WRITTEN INSTRUCTION
In your copy, leave out the pictures; write out all the data exactly.

DATA EXCERPT
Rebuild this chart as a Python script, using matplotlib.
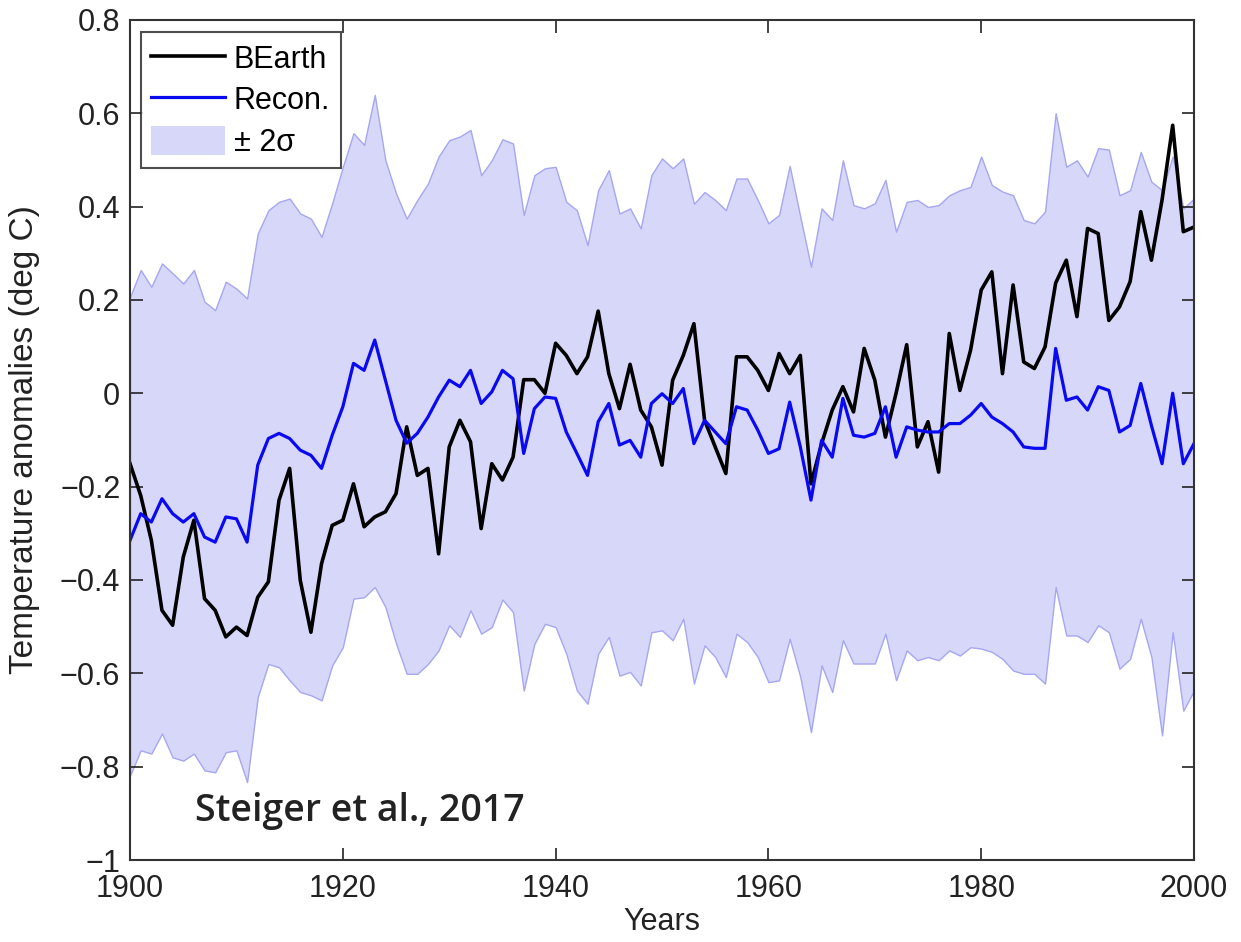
import numpy as np
import matplotlib
matplotlib.use("Agg")
import matplotlib.pyplot as plt

plt.rcParams["font.family"] = ["Liberation Sans", "DejaVu Sans"]

# data
years = np.arange(1900, 2001)

bearth = [
    -0.151, -0.219, -0.315, -0.465, -0.497, -0.351, -0.272, -0.440, -0.465, -0.522,
    -0.501, -0.519, -0.437, -0.404, -0.229, -0.161, -0.401, -0.512, -0.365, -0.283,
    -0.272, -0.194, -0.286, -0.265, -0.254, -0.215, -0.072, -0.176, -0.161, -0.344,
    -0.115, -0.058, -0.104, -0.290, -0.151, -0.186, -0.137, 0.029, 0.029, 0.000,
    0.107, 0.081, 0.042, 0.078, 0.176, 0.042, -0.033, 0.062, -0.036, -0.072,
    -0.154, 0.028, 0.081, 0.149, -0.058, -0.115, -0.172, 0.078, 0.078, 0.049,
    0.006, 0.085, 0.042, 0.081, -0.194, -0.108, -0.036, 0.014, -0.040, 0.096,
    0.028, -0.094, 0.000, 0.104, -0.115, -0.061, -0.169, 0.128, 0.006, 0.092,
    0.221, 0.260, 0.042, 0.232, 0.067, 0.053, 0.099, 0.236, 0.285, 0.164,
    0.353, 0.342, 0.156, 0.185, 0.239, 0.389, 0.285, 0.414, 0.574, 0.346,
    0.356,
]

recon = [
    -0.315, -0.258, -0.276, -0.226, -0.258, -0.276, -0.258, -0.308, -0.319, -0.265,
    -0.269, -0.319, -0.154, -0.097, -0.086, -0.097, -0.122, -0.133, -0.161, -0.090,
    -0.029, 0.064, 0.049, 0.114, 0.028, -0.058, -0.107, -0.086, -0.051, -0.008,
    0.028, 0.014, 0.049, -0.022, 0.003, 0.049, 0.031, -0.129, -0.033, -0.008,
    -0.011, -0.083, -0.129, -0.176, -0.061, -0.022, -0.111, -0.101, -0.137, -0.022,
    -0.001, -0.022, 0.010, -0.108, -0.058, -0.083, -0.108, -0.029, -0.036, -0.079,
    -0.129, -0.119, -0.019, -0.115, -0.229, -0.101, -0.137, -0.011, -0.090, -0.094,
    -0.086, -0.029, -0.137, -0.072, -0.079, -0.083, -0.083, -0.065, -0.065, -0.047,
    -0.022, -0.051, -0.065, -0.083, -0.115, -0.118, -0.118, 0.096, -0.015, -0.008,
    -0.036, 0.014, 0.006, -0.083, -0.069, 0.021, -0.069, -0.151, 0.000, -0.151,
    -0.108,
]

upper = [
    0.206, 0.264, 0.228, 0.278, 0.257, 0.235, 0.264, 0.196, 0.178, 0.239,
    0.224, 0.203, 0.342, 0.392, 0.410, 0.417, 0.385, 0.374, 0.335, 0.407,
    0.485, 0.557, 0.532, 0.639, 0.499, 0.428, 0.374, 0.414, 0.449, 0.507,
    0.542, 0.550, 0.564, 0.467, 0.499, 0.544, 0.535, 0.382, 0.467, 0.482,
    0.485, 0.410, 0.392, 0.317, 0.435, 0.478, 0.385, 0.396, 0.353, 0.467,
    0.503, 0.482, 0.503, 0.406, 0.431, 0.414, 0.392, 0.460, 0.460, 0.414,
    0.364, 0.382, 0.487, 0.378, 0.271, 0.396, 0.371, 0.499, 0.403, 0.396,
    0.407, 0.457, 0.346, 0.410, 0.414, 0.399, 0.403, 0.424, 0.435, 0.442,
    0.507, 0.446, 0.432, 0.424, 0.371, 0.364, 0.389, 0.600, 0.485, 0.499,
    0.464, 0.525, 0.522, 0.424, 0.435, 0.517, 0.453, 0.435, 0.507, 0.396,
    0.417,
]

lower = [
    -0.819, -0.765, -0.772, -0.729, -0.780, -0.787, -0.772, -0.808, -0.812, -0.769,
    -0.765, -0.833, -0.651, -0.580, -0.587, -0.615, -0.640, -0.647, -0.658, -0.583,
    -0.544, -0.440, -0.437, -0.415, -0.458, -0.536, -0.601, -0.601, -0.580, -0.551,
    -0.497, -0.522, -0.465, -0.515, -0.501, -0.442, -0.469, -0.637, -0.537, -0.494,
    -0.501, -0.558, -0.637, -0.665, -0.558, -0.522, -0.605, -0.597, -0.626, -0.512,
    -0.508, -0.529, -0.483, -0.622, -0.540, -0.565, -0.608, -0.515, -0.533, -0.565,
    -0.619, -0.615, -0.526, -0.608, -0.726, -0.583, -0.640, -0.529, -0.579, -0.579,
    -0.579, -0.515, -0.615, -0.551, -0.572, -0.565, -0.572, -0.551, -0.562, -0.544,
    -0.547, -0.554, -0.569, -0.594, -0.601, -0.601, -0.622, -0.415, -0.519, -0.519,
    -0.533, -0.497, -0.512, -0.590, -0.569, -0.483, -0.565, -0.733, -0.512, -0.680,
    -0.637,
]

xticks = [1900, 1920, 1940, 1960, 1980, 2000]
yticks = [-1, -0.8, -0.6, -0.4, -0.2, 0, 0.2, 0.4, 0.6, 0.8]
ytick_labels = ["\u22121", "\u22120.8", "\u22120.6", "\u22120.4", "\u22120.2",
                "0", "0.2", "0.4", "0.6", "0.8"]

fig = plt.figure(figsize=(12.41, 9.42), dpi=100)
ax = fig.add_axes([0.1048, 0.087, 0.8573, 0.892])

band = ax.fill_between(years, lower, upper, facecolor="#d7d7fa",
                       edgecolor="#a6a6f2", linewidth=1.0)
l1, = ax.plot(years, bearth, color="black", lw=2.6)
l2, = ax.plot(years, recon, color="#0a0af0", lw=2.3)

ax.set_xlim(1900, 2000)
ax.set_ylim(-1, 0.8)
ax.set_xticks(xticks)
ax.set_yticks(yticks)
ax.set_yticklabels(ytick_labels)
ax.tick_params(direction="in", length=9, width=1.2, labelsize=22,
               top=True, right=True, colors="#222222")
ax.tick_params(axis="x", pad=10)
ax.tick_params(axis="y", pad=7)
for s in ax.spines.values():
    s.set_linewidth(1.5)
    s.set_color("#333333")

ax.set_xlabel("Years", fontsize=22, color="#222222", va="top")
ax.xaxis.set_label_coords(0.5, -0.056)
ax.set_ylabel("Temperature anomalies (deg C)", fontsize=24, color="#222222")
ax.yaxis.set_label_coords(-0.085, 0.5)

leg = ax.legend([l1, l2, band], ["BEarth", "Recon.", "\u00b1 2\u03c3"],
                loc="upper left", bbox_to_anchor=(0.01, 0.985), fontsize=22,
                frameon=True, fancybox=False, handlelength=2.4, handleheight=1.1,
                handletextpad=0.3, borderpad=0.35, labelspacing=0.3,
                borderaxespad=0.0)
leg.get_frame().set_edgecolor("#222222")
leg.get_frame().set_linewidth(1.5)
leg.legend_handles[2].set_edgecolor("none")

ax.text(1906.1, -0.894, "Steiger et al., 2017", fontsize=27, fontweight="semibold",
        family=["Open Sans", "DejaVu Sans"], color="#222222", va="center")

fig.savefig("out.png", dpi=100)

THE COMPLETED TASK
Rebuild this chart as a Python script, using matplotlib.
import numpy as np
import matplotlib
matplotlib.use("Agg")
import matplotlib.pyplot as plt

plt.rcParams["font.family"] = ["Liberation Sans", "DejaVu Sans"]

# data
years = np.arange(1900, 2001)

bearth = [
    -0.151, -0.219, -0.315, -0.465, -0.497, -0.351, -0.272, -0.440, -0.465, -0.522,
    -0.501, -0.519, -0.437, -0.404, -0.229, -0.161, -0.401, -0.512, -0.365, -0.283,
    -0.272, -0.194, -0.286, -0.265, -0.254, -0.215, -0.072, -0.176, -0.161, -0.344,
    -0.115, -0.058, -0.104, -0.290, -0.151, -0.186, -0.137, 0.029, 0.029, 0.000,
    0.107, 0.081, 0.042, 0.078, 0.176, 0.042, -0.033, 0.062, -0.036, -0.072,
    -0.154, 0.028, 0.081, 0.149, -0.058, -0.115, -0.172, 0.078, 0.078, 0.049,
    0.006, 0.085, 0.042, 0.081, -0.194, -0.108, -0.036, 0.014, -0.040, 0.096,
    0.028, -0.094, 0.000, 0.104, -0.115, -0.061, -0.169, 0.128, 0.006, 0.092,
    0.221, 0.260, 0.042, 0.232, 0.067, 0.053, 0.099, 0.236, 0.285, 0.164,
    0.353, 0.342, 0.156, 0.185, 0.239, 0.389, 0.285, 0.414, 0.574, 0.346,
    0.356,
]

recon = [
    -0.315, -0.258, -0.276, -0.226, -0.258, -0.276, -0.258, -0.308, -0.319, -0.265,
    -0.269, -0.319, -0.154, -0.097, -0.086, -0.097, -0.122, -0.133, -0.161, -0.090,
    -0.029, 0.064, 0.049, 0.114, 0.028, -0.058, -0.107, -0.086, -0.051, -0.008,
    0.028, 0.014, 0.049, -0.022, 0.003, 0.049, 0.031, -0.129, -0.033, -0.008,
    -0.011, -0.083, -0.129, -0.176, -0.061, -0.022, -0.111, -0.101, -0.137, -0.022,
    -0.001, -0.022, 0.010, -0.108, -0.058, -0.083, -0.108, -0.029, -0.036, -0.079,
    -0.129, -0.119, -0.019, -0.115, -0.229, -0.101, -0.137, -0.011, -0.090, -0.094,
    -0.086, -0.029, -0.137, -0.072, -0.079, -0.083, -0.083, -0.065, -0.065, -0.047,
    -0.022, -0.051, -0.065, -0.083, -0.115, -0.118, -0.118, 0.096, -0.015, -0.008,
    -0.036, 0.014, 0.006, -0.083, -0.069, 0.021, -0.069, -0.151, 0.000, -0.151,
    -0.108,
]

upper = [
    0.206, 0.264, 0.228, 0.278, 0.257, 0.235, 0.264, 0.196, 0.178, 0.239,
    0.224, 0.203, 0.342, 0.392, 0.410, 0.417, 0.385, 0.374, 0.335, 0.407,
    0.485, 0.557, 0.532, 0.639, 0.499, 0.428, 0.374, 0.414, 0.449, 0.507,
    0.542, 0.550, 0.564, 0.467, 0.499, 0.544, 0.535, 0.382, 0.467, 0.482,
    0.485, 0.410, 0.392, 0.317, 0.435, 0.478, 0.385, 0.396, 0.353, 0.467,
    0.503, 0.482, 0.503, 0.406, 0.431, 0.414, 0.392, 0.460, 0.460, 0.414,
    0.364, 0.382, 0.487, 0.378, 0.271, 0.396, 0.371, 0.499, 0.403, 0.396,
    0.407, 0.457, 0.346, 0.410, 0.414, 0.399, 0.403, 0.424, 0.435, 0.442,
    0.507, 0.446, 0.432, 0.424, 0.371, 0.364, 0.389, 0.600, 0.485, 0.499,
    0.464, 0.525, 0.522, 0.424, 0.435, 0.517, 0.453, 0.435, 0.507, 0.396,
    0.417,
]

lower = [
    -0.819, -0.765, -0.772, -0.729, -0.780, -0.787, -0.772, -0.808, -0.812, -0.769,
    -0.765, -0.833, -0.651, -0.580, -0.587, -0.615, -0.640, -0.647, -0.658, -0.583,
    -0.544, -0.440, -0.437, -0.415, -0.458, -0.536, -0.601, -0.601, -0.580, -0.551,
    -0.497, -0.522, -0.465, -0.515, -0.501, -0.442, -0.469, -0.637, -0.537, -0.494,
    -0.501, -0.558, -0.637, -0.665, -0.558, -0.522, -0.605, -0.597, -0.626, -0.512,
    -0.508, -0.529, -0.483, -0.622, -0.540, -0.565, -0.608, -0.515, -0.533, -0.565,
    -0.619, -0.615, -0.526, -0.608, -0.726, -0.583, -0.640, -0.529, -0.579, -0.579,
    -0.579, -0.515, -0.615, -0.551, -0.572, -0.565, -0.572, -0.551, -0.562, -0.544,
    -0.547, -0.554, -0.569, -0.594, -0.601, -0.601, -0.622, -0.415, -0.519, -0.519,
    -0.533, -0.497, -0.512, -0.590, -0.569, -0.483, -0.565, -0.733, -0.512, -0.680,
    -0.637,
]

xticks = [1900, 1920, 1940, 1960, 1980, 2000]
yticks = [-1, -0.8, -0.6, -0.4, -0.2, 0, 0.2, 0.4, 0.6, 0.8]
ytick_labels = ["\u22121", "\u22120.8", "\u22120.6", "\u22120.4", "\u22120.2",
                "0", "0.2", "0.4", "0.6", "0.8"]

fig = plt.figure(figsize=(12.41, 9.42), dpi=100)
ax = fig.add_axes([0.1048, 0.087, 0.8573, 0.892])

band = ax.fill_between(years, lower, upper, facecolor="#d7d7fa",
                       edgecolor="#a6a6f2", linewidth=1.0)
l1, = ax.plot(years, bearth, color="black", lw=2.6)
l2, = ax.plot(years, recon, color="#0a0af0", lw=2.3)

ax.set_xlim(1900, 2000)
ax.set_ylim(-1, 0.8)
ax.set_xticks(xticks)
ax.set_yticks(yticks)
ax.set_yticklabels(ytick_labels)
ax.tick_params(direction="in", length=9, width=1.2, labelsize=22,
               top=True, right=True, colors="#222222")
ax.tick_params(axis="x", pad=10)
ax.tick_params(axis="y", pad=7)
for s in ax.spines.values():
    s.set_linewidth(1.5)
    s.set_color("#333333")

ax.set_xlabel("Years", fontsize=22, color="#222222", va="top")
ax.xaxis.set_label_coords(0.5, -0.056)
ax.set_ylabel("Temperature anomalies (deg C)", fontsize=24, color="#222222")
ax.yaxis.set_label_coords(-0.085, 0.5)

leg = ax.legend([l1, l2, band], ["BEarth", "Recon.", "\u00b1 2\u03c3"],
                loc="upper left", bbox_to_anchor=(0.01, 0.985), fontsize=22,
                frameon=True, fancybox=False, handlelength=2.4, handleheight=1.1,
                handletextpad=0.3, borderpad=0.35, labelspacing=0.3,
                borderaxespad=0.0)
leg.get_frame().set_edgecolor("#222222")
leg.get_frame().set_linewidth(1.5)
leg.legend_handles[2].set_edgecolor("none")

ax.text(1906.1, -0.894, "Steiger et al., 2017", fontsize=27, fontweight="semibold",
        family=["Open Sans", "DejaVu Sans"], color="#222222", va="center")

fig.savefig("out.png", dpi=100)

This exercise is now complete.